Source data:
□ □ □ □
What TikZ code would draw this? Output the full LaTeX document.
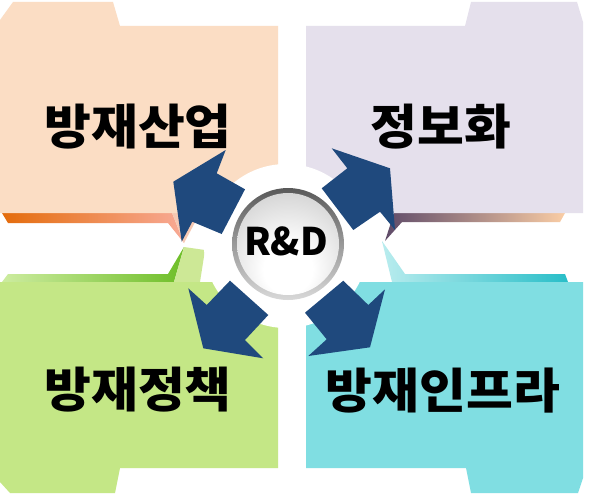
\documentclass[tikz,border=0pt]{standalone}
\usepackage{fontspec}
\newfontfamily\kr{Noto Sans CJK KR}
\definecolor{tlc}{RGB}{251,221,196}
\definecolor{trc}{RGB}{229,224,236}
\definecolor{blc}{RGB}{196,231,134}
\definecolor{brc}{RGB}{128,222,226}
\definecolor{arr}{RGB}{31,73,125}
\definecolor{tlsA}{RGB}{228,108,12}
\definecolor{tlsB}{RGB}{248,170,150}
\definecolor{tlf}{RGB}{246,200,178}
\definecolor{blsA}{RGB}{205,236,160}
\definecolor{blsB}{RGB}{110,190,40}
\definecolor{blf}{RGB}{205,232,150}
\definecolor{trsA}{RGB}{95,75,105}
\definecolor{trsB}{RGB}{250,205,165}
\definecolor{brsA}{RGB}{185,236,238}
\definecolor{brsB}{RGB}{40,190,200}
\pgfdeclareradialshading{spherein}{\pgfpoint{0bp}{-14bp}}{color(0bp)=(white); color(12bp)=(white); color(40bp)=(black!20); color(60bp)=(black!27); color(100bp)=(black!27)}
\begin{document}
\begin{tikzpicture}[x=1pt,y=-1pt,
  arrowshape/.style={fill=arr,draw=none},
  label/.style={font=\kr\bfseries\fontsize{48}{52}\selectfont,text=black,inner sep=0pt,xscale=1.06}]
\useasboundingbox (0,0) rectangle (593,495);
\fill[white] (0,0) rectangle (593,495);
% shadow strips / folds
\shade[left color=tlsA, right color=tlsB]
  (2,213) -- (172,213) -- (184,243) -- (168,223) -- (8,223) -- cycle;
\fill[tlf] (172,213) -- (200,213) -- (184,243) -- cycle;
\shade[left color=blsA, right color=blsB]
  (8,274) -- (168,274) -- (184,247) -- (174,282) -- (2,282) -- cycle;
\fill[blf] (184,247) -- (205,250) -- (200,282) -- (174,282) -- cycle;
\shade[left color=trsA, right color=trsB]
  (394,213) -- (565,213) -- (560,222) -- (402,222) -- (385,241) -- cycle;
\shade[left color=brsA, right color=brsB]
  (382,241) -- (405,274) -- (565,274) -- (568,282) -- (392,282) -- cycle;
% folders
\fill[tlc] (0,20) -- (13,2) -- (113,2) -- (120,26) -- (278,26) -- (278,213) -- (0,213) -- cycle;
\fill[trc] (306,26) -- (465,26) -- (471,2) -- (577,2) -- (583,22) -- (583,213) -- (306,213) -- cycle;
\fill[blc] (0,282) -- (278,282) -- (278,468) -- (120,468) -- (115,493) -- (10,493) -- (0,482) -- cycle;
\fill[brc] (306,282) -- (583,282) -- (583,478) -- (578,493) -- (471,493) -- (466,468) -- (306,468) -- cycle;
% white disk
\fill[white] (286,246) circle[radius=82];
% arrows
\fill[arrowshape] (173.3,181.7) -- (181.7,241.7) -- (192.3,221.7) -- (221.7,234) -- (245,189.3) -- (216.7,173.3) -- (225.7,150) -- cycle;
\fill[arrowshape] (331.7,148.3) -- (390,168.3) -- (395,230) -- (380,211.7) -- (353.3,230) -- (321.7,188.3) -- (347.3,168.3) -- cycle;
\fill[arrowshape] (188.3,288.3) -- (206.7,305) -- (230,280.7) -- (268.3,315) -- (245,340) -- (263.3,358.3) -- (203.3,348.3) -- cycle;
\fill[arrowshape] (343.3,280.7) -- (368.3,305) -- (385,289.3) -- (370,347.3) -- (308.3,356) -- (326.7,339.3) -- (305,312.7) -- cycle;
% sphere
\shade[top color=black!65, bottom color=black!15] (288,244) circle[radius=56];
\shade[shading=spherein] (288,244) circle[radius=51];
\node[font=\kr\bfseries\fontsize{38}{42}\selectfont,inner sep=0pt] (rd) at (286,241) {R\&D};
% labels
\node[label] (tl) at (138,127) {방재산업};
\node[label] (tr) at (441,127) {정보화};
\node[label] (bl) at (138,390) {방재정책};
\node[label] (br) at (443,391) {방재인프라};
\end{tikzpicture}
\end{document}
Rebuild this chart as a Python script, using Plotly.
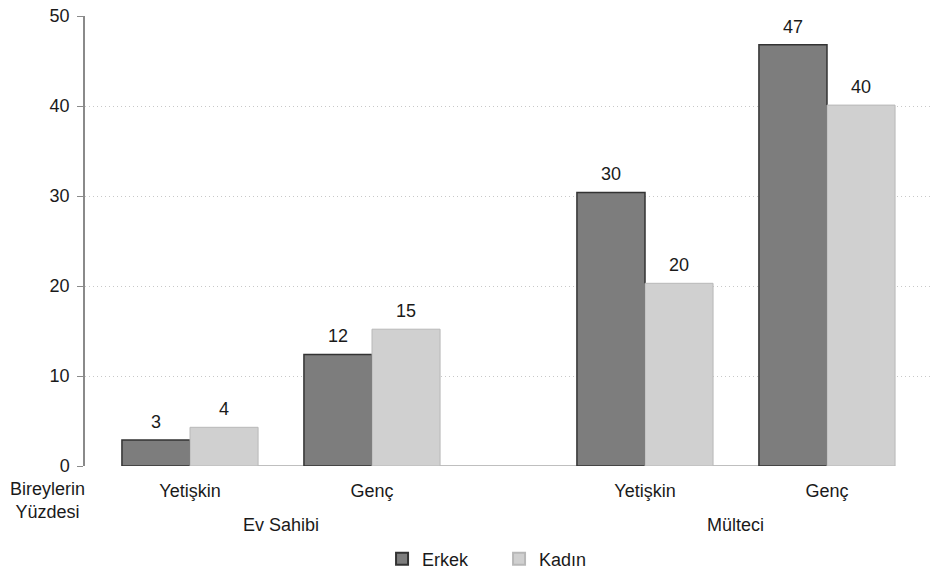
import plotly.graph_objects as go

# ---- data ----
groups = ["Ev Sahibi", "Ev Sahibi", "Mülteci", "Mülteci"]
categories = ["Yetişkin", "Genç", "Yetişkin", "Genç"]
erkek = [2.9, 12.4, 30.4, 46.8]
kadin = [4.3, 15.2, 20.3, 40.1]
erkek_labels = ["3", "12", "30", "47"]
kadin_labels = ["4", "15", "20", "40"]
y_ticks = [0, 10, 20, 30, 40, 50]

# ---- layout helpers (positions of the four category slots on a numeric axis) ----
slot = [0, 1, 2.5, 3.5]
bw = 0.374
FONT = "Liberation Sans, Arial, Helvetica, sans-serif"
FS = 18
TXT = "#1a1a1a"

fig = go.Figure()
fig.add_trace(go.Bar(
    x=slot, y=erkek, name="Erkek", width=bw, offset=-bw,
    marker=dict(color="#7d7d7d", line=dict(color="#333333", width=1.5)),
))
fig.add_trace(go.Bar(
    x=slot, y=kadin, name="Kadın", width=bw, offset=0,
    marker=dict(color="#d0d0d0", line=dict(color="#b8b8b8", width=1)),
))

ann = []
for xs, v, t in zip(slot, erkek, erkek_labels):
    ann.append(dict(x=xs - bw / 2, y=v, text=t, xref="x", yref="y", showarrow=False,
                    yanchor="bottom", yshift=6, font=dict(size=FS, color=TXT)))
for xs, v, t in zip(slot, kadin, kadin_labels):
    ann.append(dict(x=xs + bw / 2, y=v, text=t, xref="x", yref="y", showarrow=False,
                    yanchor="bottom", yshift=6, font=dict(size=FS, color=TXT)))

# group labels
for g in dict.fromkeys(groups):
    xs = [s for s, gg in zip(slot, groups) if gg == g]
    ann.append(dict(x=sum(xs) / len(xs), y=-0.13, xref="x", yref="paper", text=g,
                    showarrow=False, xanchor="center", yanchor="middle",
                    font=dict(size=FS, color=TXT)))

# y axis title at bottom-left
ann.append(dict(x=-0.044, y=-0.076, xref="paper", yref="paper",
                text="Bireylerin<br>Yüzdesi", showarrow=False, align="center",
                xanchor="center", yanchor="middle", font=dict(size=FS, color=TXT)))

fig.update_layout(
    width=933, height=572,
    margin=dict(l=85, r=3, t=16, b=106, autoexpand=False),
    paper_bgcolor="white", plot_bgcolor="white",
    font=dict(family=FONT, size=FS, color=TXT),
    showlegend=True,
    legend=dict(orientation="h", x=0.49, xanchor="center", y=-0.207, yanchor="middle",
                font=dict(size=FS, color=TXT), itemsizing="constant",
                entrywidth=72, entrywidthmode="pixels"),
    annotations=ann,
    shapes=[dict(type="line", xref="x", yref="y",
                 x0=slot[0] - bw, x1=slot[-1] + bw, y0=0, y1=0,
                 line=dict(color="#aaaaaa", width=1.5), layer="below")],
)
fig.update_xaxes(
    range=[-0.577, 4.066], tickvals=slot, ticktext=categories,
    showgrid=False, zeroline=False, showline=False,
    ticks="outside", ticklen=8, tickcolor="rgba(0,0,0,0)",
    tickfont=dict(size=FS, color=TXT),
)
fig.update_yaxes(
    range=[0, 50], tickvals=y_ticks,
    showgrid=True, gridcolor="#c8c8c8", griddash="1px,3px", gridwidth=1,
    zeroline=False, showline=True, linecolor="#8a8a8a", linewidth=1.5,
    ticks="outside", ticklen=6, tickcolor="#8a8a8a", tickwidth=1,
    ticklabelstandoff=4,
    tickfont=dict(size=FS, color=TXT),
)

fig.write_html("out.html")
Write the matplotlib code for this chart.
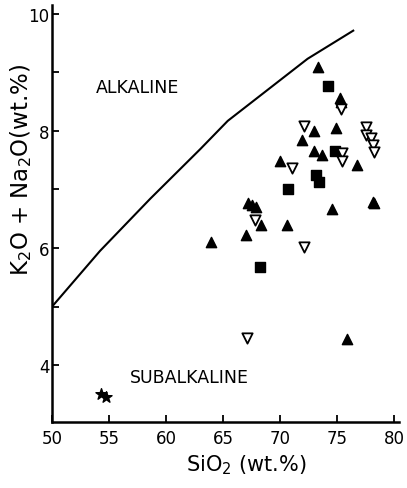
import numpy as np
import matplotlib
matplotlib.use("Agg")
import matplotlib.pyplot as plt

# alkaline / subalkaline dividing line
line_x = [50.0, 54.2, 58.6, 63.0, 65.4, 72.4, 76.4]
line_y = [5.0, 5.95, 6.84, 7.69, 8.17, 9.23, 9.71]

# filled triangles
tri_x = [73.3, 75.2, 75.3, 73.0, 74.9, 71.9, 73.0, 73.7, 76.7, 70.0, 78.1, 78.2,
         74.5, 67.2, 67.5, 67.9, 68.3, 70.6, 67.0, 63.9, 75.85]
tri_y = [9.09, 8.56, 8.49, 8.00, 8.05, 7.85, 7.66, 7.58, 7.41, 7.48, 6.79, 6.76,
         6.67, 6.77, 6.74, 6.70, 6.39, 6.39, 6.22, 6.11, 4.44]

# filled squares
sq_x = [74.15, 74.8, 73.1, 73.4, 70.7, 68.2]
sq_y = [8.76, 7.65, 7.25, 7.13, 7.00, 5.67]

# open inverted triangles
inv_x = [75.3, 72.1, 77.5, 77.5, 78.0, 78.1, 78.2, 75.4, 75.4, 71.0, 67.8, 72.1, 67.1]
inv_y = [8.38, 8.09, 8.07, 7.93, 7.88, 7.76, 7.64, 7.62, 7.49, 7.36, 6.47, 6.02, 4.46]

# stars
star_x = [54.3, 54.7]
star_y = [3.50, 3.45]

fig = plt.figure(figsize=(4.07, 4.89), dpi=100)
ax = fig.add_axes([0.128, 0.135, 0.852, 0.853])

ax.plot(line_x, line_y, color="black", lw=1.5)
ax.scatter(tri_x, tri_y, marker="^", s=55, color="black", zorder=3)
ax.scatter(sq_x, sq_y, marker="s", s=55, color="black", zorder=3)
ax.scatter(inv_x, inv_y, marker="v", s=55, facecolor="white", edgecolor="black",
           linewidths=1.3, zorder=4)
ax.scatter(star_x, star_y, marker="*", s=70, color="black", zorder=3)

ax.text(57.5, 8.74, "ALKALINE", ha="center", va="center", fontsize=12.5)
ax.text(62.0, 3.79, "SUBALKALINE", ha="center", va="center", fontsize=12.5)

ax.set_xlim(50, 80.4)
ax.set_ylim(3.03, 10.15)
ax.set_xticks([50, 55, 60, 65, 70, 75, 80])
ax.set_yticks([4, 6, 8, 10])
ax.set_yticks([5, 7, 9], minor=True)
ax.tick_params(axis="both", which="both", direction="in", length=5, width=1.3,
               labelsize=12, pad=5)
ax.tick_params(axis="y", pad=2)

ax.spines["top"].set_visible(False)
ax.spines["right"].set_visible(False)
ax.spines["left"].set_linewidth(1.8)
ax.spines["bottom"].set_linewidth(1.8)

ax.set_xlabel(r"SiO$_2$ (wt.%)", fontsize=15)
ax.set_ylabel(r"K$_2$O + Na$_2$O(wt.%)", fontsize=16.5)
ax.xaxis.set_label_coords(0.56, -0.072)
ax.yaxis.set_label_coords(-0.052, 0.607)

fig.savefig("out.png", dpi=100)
□ □ □ □
**WHAT TO WORK ON**
Each line above that holds the string "code" should be copied and shown.

**PROBLEM SOLUTION**
What TikZ code would draw this? Output the full LaTeX document.
Write the matplotlib code for this chart.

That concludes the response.